“There are nine million mopeds in Saigon…”
Well, probably not nine million, but that’s what Abbie’s been singing for the last two days. Credit where due and all!
Day 298 – Thursday 16th March 2017
This morning we caught a bus to country number sixteen – Vietnam. After leaving Phnom Penh at just gone midday we headed South East towards the Cambodia/Vietnam border, which took us maybe three hours to reach. Upon arrival the bus attendant made sure that everybody had a visa, and tried to charged $5 to those who didn’t (including us). It was clearly another scam – we had a similar situation when crossing the Thai/Cambodia border, but it was a government official running the show then and we didn’t fancy our luck arguing with him. This time it was just a bus driver, so (to the disbelief of a few others) we refused, and there was nothing he could do about it.

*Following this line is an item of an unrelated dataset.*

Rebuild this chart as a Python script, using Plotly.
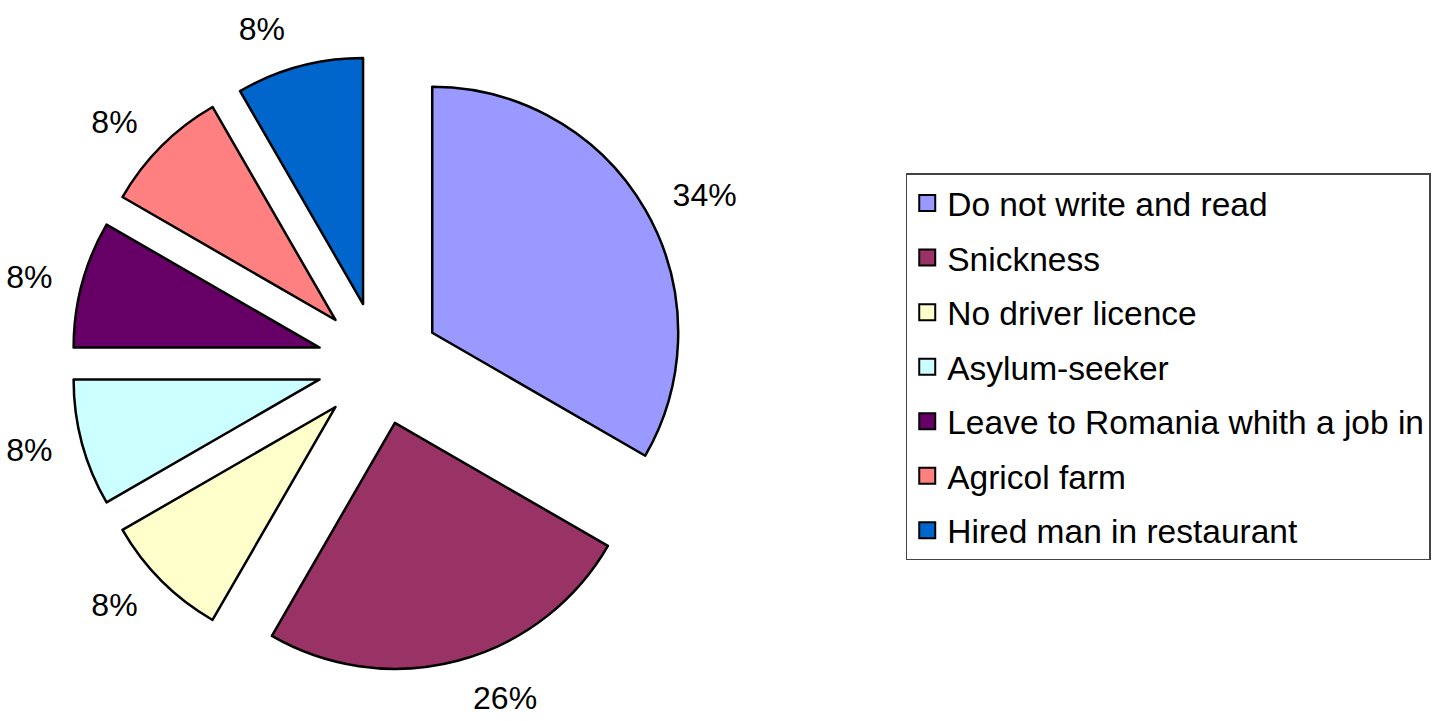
import plotly.graph_objects as go

# ---- data ----
categories = [
    "Do not write and read",
    "Snickness",
    "No driver licence",
    "Asylum-seeker",
    "Leave to Romania whith a job in",
    "Agricol farm",
    "Hired man in restaurant",
]
counts = [4, 3, 1, 1, 1, 1, 1]
pct_labels = ["34%", "26%", "8%", "8%", "8%", "8%", "8%"]
colors = ["#9999FF", "#993366", "#FFFFCC", "#CCFFFF", "#660066", "#FF8080", "#0066CC"]

# ---- layout constants ----
W, H = 1434, 721
CX, CY = 377.5, 365.0      # pie centre (px)
R = 247.0                  # slice radius (px)
PULL = 0.25
R_LABEL = 330.0            # radius of invisible label ring (px)
FONT = "Liberation Sans, Arial, sans-serif"


def dom(half):
    return dict(
        x=[(CX - half) / W, (CX + half) / W],
        y=[1 - (CY + half) / H, 1 - (CY - half) / H],
    )


fig = go.Figure()

# main exploded pie
fig.add_trace(go.Pie(
    labels=categories,
    values=counts,
    sort=False,
    direction="clockwise",
    rotation=0,
    pull=[PULL] * len(counts),
    marker=dict(colors=colors, line=dict(color="black", width=2.5)),
    textinfo="none",
    showlegend=False,
    domain=dom(R * (1 + PULL)),
    hovertemplate="%{label}: %{customdata}<extra></extra>",
    customdata=pct_labels,
))

# invisible ring used only to place the percentage labels
fig.add_trace(go.Pie(
    labels=categories,
    values=counts,
    sort=False,
    direction="clockwise",
    rotation=0,
    marker=dict(colors=["rgba(0,0,0,0)"] * len(counts), line=dict(width=0)),
    text=pct_labels,
    textinfo="text",
    textposition="outside",
    outsidetextfont=dict(family=FONT, size=32, color="black"),
    showlegend=False,
    hoverinfo="skip",
    domain=dom(R_LABEL),
))

# legend entries
for i, (cat, col) in enumerate(zip(categories, colors)):
    fig.add_trace(go.Scatter(
        x=[None], y=[None],
        mode="markers",
        name=cat,
        legendgroup=f"g{i}",
        marker=dict(symbol="square", size=18, color=col,
                    line=dict(color="black", width=2)),
    ))

fig.update_layout(
    width=W, height=H,
    margin=dict(l=0, r=0, t=0, b=0),
    paper_bgcolor="white",
    plot_bgcolor="white",
    xaxis=dict(visible=False),
    yaxis=dict(visible=False),
    legend=dict(
        x=905 / W, xanchor="left",
        y=1 - 174 / H, yanchor="top",
        font=dict(family=FONT, size=33.5, color="black"),
        bordercolor="#444444", borderwidth=1.5,
        bgcolor="white",
        tracegroupgap=8,
        itemclick=False, itemdoubleclick=False,
    ),
    showlegend=True,
)

fig.write_html(
    "out.html",
    config={"displayModeBar": False},
    post_script="document.body.style.margin='0';document.body.style.overflow='hidden';",
)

The (lack of) security as we crossed into Vietnam was quite hysterical. We had to take absolutely everything with us and walk through airport style security, but there wasn’t an officer in sight, so even when the alarm went off people just carried on as they were. Better yet, sitting in front of the X-ray screen was a cocker spaniel! It literally looked like Vietnam had left a dog in charge immigration.
We carried on for another four hours or so before arriving in Ho Chi Minh City, where we checked in to Ly Loan Homestay at around 19:00. We probably could’ve found a private room in a hostel for cheaper, but there’s something about homestay accommodation that really appeals to us. We had a private room equipped with a television and refrigerator, with a double bed and an en-suite bathroom, in a house where the owners share one room with a double mattress on the floor (between four adults and a child). It seemed a bit backwards, but at the end of the day we knew our money was going straight into the pockets of a kind, loving and caring family, instead of just another business, and that was a lovely feeling.

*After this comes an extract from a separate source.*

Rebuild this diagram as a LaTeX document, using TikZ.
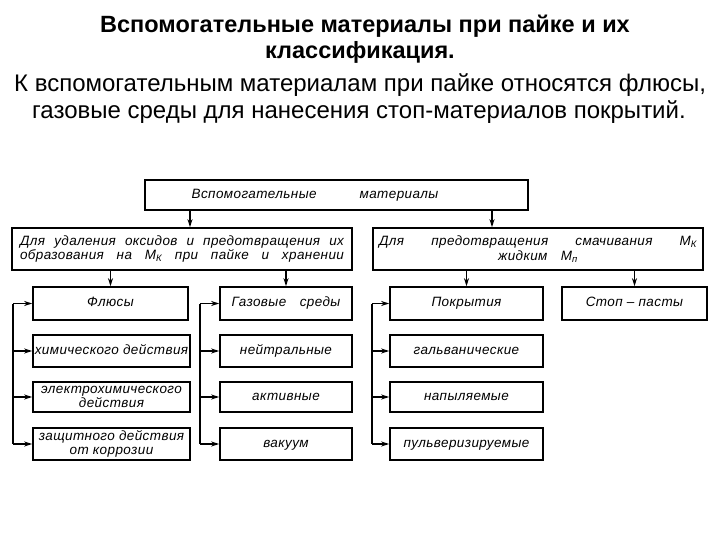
\documentclass[tikz,border=0pt]{standalone}
\usepackage{fontspec}
\setmainfont{Liberation Sans}
\newfontfamily\diagfont[LetterSpace=3]{Liberation Sans}
\usetikzlibrary{arrows.meta}
\tikzset{
  box/.style={draw, line width=1.6pt, inner sep=1pt, font=\diagfont\itshape\fontsize{13.5}{13.5}\selectfont, align=center},
  one/.style={text height=9.5pt, text depth=3pt},
  arr/.style={line width=1.4pt, -{Stealth[length=8pt,width=5pt]}},
  ln/.style={line width=1.4pt},
  ttlb/.style={font=\bfseries\fontsize{23.5}{26}\selectfont, inner sep=0pt, anchor=base},
  ttl/.style={font=\fontsize{24}{27}\selectfont, inner sep=0pt, anchor=base},
}
\newcommand{\MK}{М\textsubscript{К}}
\newcommand{\MP}{М\textsubscript{п}}
\begin{document}
\begin{tikzpicture}[x=1pt,y=-1pt]
\path[use as bounding box, fill=white] (0,0) rectangle (720,540);
% title
\node[ttlb] (t1) at (365,33) {Вспомогательные материалы при пайке и их};
\node[ttlb] (t2) at (360,59) {классификация.};
\node[ttl] (t3) at (360,92) {К вспомогательным материалам при пайке относятся флюсы,};
\node[ttl] (t4) at (359,119) {газовые среды для нанесения стоп-материалов покрытий.};
% boxes
\node[box, one, minimum width=383pt, minimum height=30pt] (top) at (336.5,195) {Вспомогательные\hspace{43pt}материалы\hspace{43pt}};
\node[box, minimum width=340pt, minimum height=42pt] (midL) at (182,249)
  {\makebox[324pt][s]{Для удаления оксидов и предотвращения их}\\[1pt]
   \makebox[324pt][s]{образования на \MK{} при пайке и хранении}};
\node[box, minimum width=330pt, minimum height=42pt] (midR) at (538,249)
  {\makebox[318pt][s]{Для предотвращения смачивания \MK}\\[1pt]
   жидким\hspace{1em}\MP};
% row 1
\node[box, one, minimum width=155pt, minimum height=33pt] (flux) at (110.5,303.5) {Флюсы};
\node[box, one, minimum width=132pt, minimum height=33pt] (gas) at (286,303.5) {Газовые\hspace{1em}среды};
\node[box, one, minimum width=153pt, minimum height=33pt] (pokr) at (466.5,303.5) {Покрытия};
\node[box, one, minimum width=145pt, minimum height=33pt] (stop) at (634.5,303.5) {Стоп – пасты};
% left column
\node[box, one, minimum width=157pt, minimum height=32pt] (f1) at (111.5,351) {химического действия};
\node[box, minimum width=157pt, minimum height=30pt] (f2) at (111.5,397) {электрохимического\\действия};
\node[box, minimum width=157pt, minimum height=32pt] (f3) at (111.5,444) {защитного действия\\от коррозии};
% gas column
\node[box, one, minimum width=132pt, minimum height=32pt] (g1) at (286,351) {нейтральные};
\node[box, one, minimum width=132pt, minimum height=30pt] (g2) at (286,397) {активные};
\node[box, one, minimum width=132pt, minimum height=32pt] (g3) at (286,444) {вакуум};
% coatings column
\node[box, one, minimum width=153pt, minimum height=32pt] (p1) at (466.5,351) {гальванические};
\node[box, one, minimum width=153pt, minimum height=30pt] (p2) at (466.5,397) {напыляемые};
\node[box, one, minimum width=153pt, minimum height=32pt] (p3) at (466.5,444) {пульверизируемые};
% helper coordinates
\coordinate (a1) at (190,0);
\coordinate (a2) at (492,0);
\coordinate (bl) at (13,0);
\coordinate (bg) at (200,0);
\coordinate (bp) at (372,0);
% arrows from top
\draw[arr] (top.south -| a1) -- (midL.north -| a1);
\draw[arr] (top.south -| a2) -- (midR.north -| a2);
\draw[arr] (midL.south -| flux.north) -- (flux.north);
\draw[arr] (midL.south -| gas.north) -- (gas.north);
\draw[arr] (midR.south -| pokr.north) -- (pokr.north);
\draw[arr] (midR.south -| stop.north) -- (stop.north);
% brackets
\draw[ln] (bl |- flux.west) -- (bl |- f3.west);
\foreach \n in {flux,f1,f2,f3} \draw[arr] (bl |- \n.west) -- (\n.west);
\draw[ln] (bg |- gas.west) -- (bg |- g3.west);
\foreach \n in {gas,g1,g2,g3} \draw[arr] (bg |- \n.west) -- (\n.west);
\draw[ln] (bp |- pokr.west) -- (bp |- p3.west);
\foreach \n in {pokr,p1,p2,p3} \draw[arr] (bp |- \n.west) -- (\n.west);
\end{tikzpicture}
\end{document}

Day 299 – Friday 17th March 2017
Our homestay hosts really went out of their way this morning to ensure that we had a pleasant stay. Thhey helped us put together a one day itinerary, gave us a map to take with us, recommended a few places to eat and drink, then sent us on our way.
First we walked to Independence Palace (which wasn’t open, but looked pretty enough from outside) then continued to Saigon Notre-Dame Basilica, a beautiful cathedral that was constructed between 1863 and 1880:
From there we carried on to Saigon Zoo and Botanical Gardens, where we paid 50,000₫ each (that’s the equivalent to less than £2) for our entry tickets. Given the choice I think we’d have visited the Botanical Gardens and given Saigon Zoo a miss, but they have shared grounds, so we got a bit of both in the end. The animals didn’t seem particularly happy though, so we paid more attention to the flowers and then made a move.

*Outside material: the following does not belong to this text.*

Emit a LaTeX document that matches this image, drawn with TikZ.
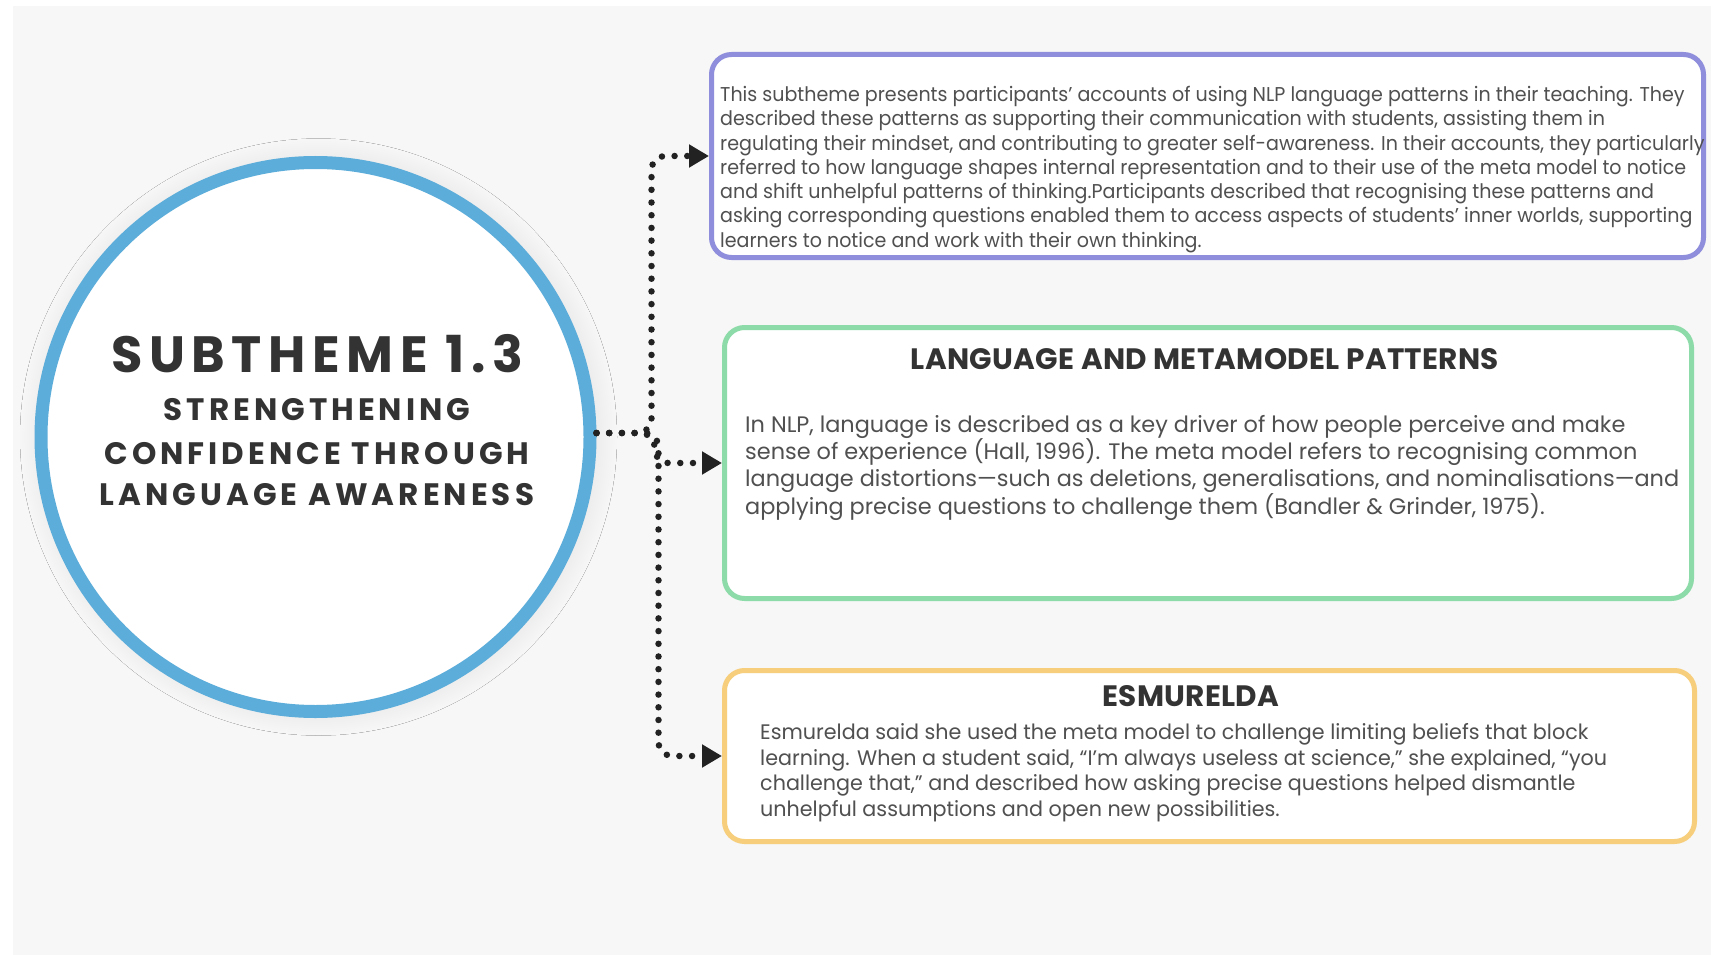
\documentclass[tikz,border=0pt]{standalone}
\usepackage{fontspec}
\usetikzlibrary{arrows.meta,shadows.blur}

\newfontfamily\summaryfont{Poppins}[FakeStretch=0.953]
\newfontfamily\bodyfont{Poppins}
\newfontfamily\quotefont{Poppins}[FakeStretch=0.985]
\newfontfamily\titlefont{Poppins}[LetterSpace=1]
\newfontfamily\hubfont{Poppins}[LetterSpace=13]

\definecolor{canvas}{HTML}{F7F7F7}
\definecolor{hubblue}{HTML}{5DADDA}
\definecolor{lavender}{HTML}{8E8EDC}
\definecolor{mint}{HTML}{8EDBAA}
\definecolor{sand}{HTML}{F6CE7C}
\definecolor{ink}{HTML}{333333}
\definecolor{bodyink}{HTML}{505050}
\definecolor{dots}{HTML}{222222}

\begin{document}
\begin{tikzpicture}[x=1pt,y=-1pt,
  hub/.style={circle, draw=hubblue, line width=13pt, fill=white,
    minimum size=549pt, inner sep=0pt,
    blur shadow={shadow xshift=3pt, shadow yshift=0pt, shadow scale=1.0,
      shadow blur radius=24pt, shadow blur steps=12, shadow opacity=10}},
  hubtitle/.style={text=ink, inner sep=0pt, font=\hubfont\bfseries\fontsize{51}{56}\selectfont},
  hubsub/.style={text=ink, inner sep=0pt, font=\hubfont\bfseries\fontsize{31}{34}\selectfont},
  card/.style={rectangle, rounded corners=20pt, line width=5pt, fill=white, inner sep=0pt},
  cardtitle/.style={text=ink, inner sep=0pt, font=\titlefont\bfseries\fontsize{29.5}{34}\selectfont},
  cardtext/.style={text=bodyink, inner sep=0pt, align=left, anchor=north west},
  conn/.style={draw=dots, line width=6.5pt, line cap=round,
    dash pattern=on 0pt off 12.7pt, rounded corners=14pt,
    -{Triangle[length=20pt,width=22pt]}}
]
\useasboundingbox (0,0) rectangle (1711,955);
\fill[white] (0,0) rectangle (1711,955);
\fill[canvas] (13,6) rectangle (1711,955);

% central subtheme circle
\node[hub] (hub) at (315.5,437) {};
\node[hubtitle] (hubA) at (317,353.5) {SUBTHEME 1.3};
\node[hubsub] (hubB) at (317,410) {STRENGTHENING};
\node[hubsub] (hubC) at (317,454) {CONFIDENCE THROUGH};
\node[hubsub] (hubD) at (317,495) {LANGUAGE AWARENESS};

% cards
\node[card, draw=lavender, minimum width=992pt, minimum height=203pt] (summary) at (1207.5,156) {};
\node[card, draw=mint, minimum width=967pt, minimum height=271pt] (theory) at (1208,463) {};
\node[card, draw=sand, minimum width=970pt, minimum height=171pt] (quote) at (1209.5,756) {};

% card texts
\node[cardtext, font=\summaryfont\fontsize{20}{24.3}\selectfont] (summarytext) at (720,86)
 {This subtheme presents participants’ accounts of using NLP language patterns in their teaching. They\\
  described these patterns as supporting their communication with students, assisting them in\\
  regulating their mindset, and contributing to greater self-awareness. In their accounts, they particularly\\
  referred to how language shapes internal representation and to their use of the meta model to notice\\
  and shift unhelpful patterns of thinking.Participants described that recognising these patterns and\\
  asking corresponding questions enabled them to access aspects of students’ inner worlds, supporting\\
  learners to notice and work with their own thinking.};

\node[cardtitle] (theorytitle) at (1205,359) {LANGUAGE AND METAMODEL PATTERNS};
\node[cardtext, font=\bodyfont\fontsize{22.4}{27.3}\selectfont] (theorytext) at (745,415)
 {In NLP, language is described as a key driver of how people perceive and make\\
  sense of experience (Hall, 1996). The meta model refers to recognising common\\
  language distortions—such as deletions, generalisations, and nominalisations—and\\
  applying precise questions to challenge them (Bandler \& Grinder, 1975).};

\node[cardtitle] (quotetitle) at (1191,696) {ESMURELDA};
\node[cardtext, font=\quotefont\fontsize{21}{25.8}\selectfont] (quotetext) at (760,723)
 {Esmurelda said she used the meta model to challenge limiting beliefs that block\\
  learning. When a student said, “I’m always useless at science,” she explained, “you\\
  challenge that,” and described how asking precise questions helped dismantle\\
  unhelpful assumptions and open new possibilities.};

% dotted connectors
\draw[conn] ([yshift=4pt]hub.east) -- ++(55,0) |- (summary.west);
\draw[conn] ([yshift=4pt]hub.east) -- ++(58,0) |- (theory.west);
\draw[conn] ([yshift=4pt]hub.east) -- ++(62,0) |- (quote.west);
\end{tikzpicture}
\end{document}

Next up was The War Remnants Museum, a unique museum which studies, collects, conserves and displays exhibits on war crimes and consequences inflicted by foreign agressive forces:
We strolled through nine thematic exhibitions (which focus mainly on the Vietnam War and the first Indochina War involving the French colonialists) and really enjoyed our visit, despite the fact that all exhibits were blatantly one sided. Let’s just say that there was a hell of a lot of anti-American propaganda on display!
Ben Thanh Market was our last stop of the day, where we found ourselves quite underwhelmed. I think markets are the new waterfalls for us now – it certainly gets to a point when they all start to look the same.
From there we headed back to our homestay via a ticket agency where we booked a bus for tomorrow, then planned on getting an early night but stayed up watching Full Metal Jacket and Good Morning Vietnam (hey, at least we kept it relative). That’s the only beauty about bus travel I guess – no matter how much sleep you may or may not have had the night before, you can always just sleep for a little longer on the road!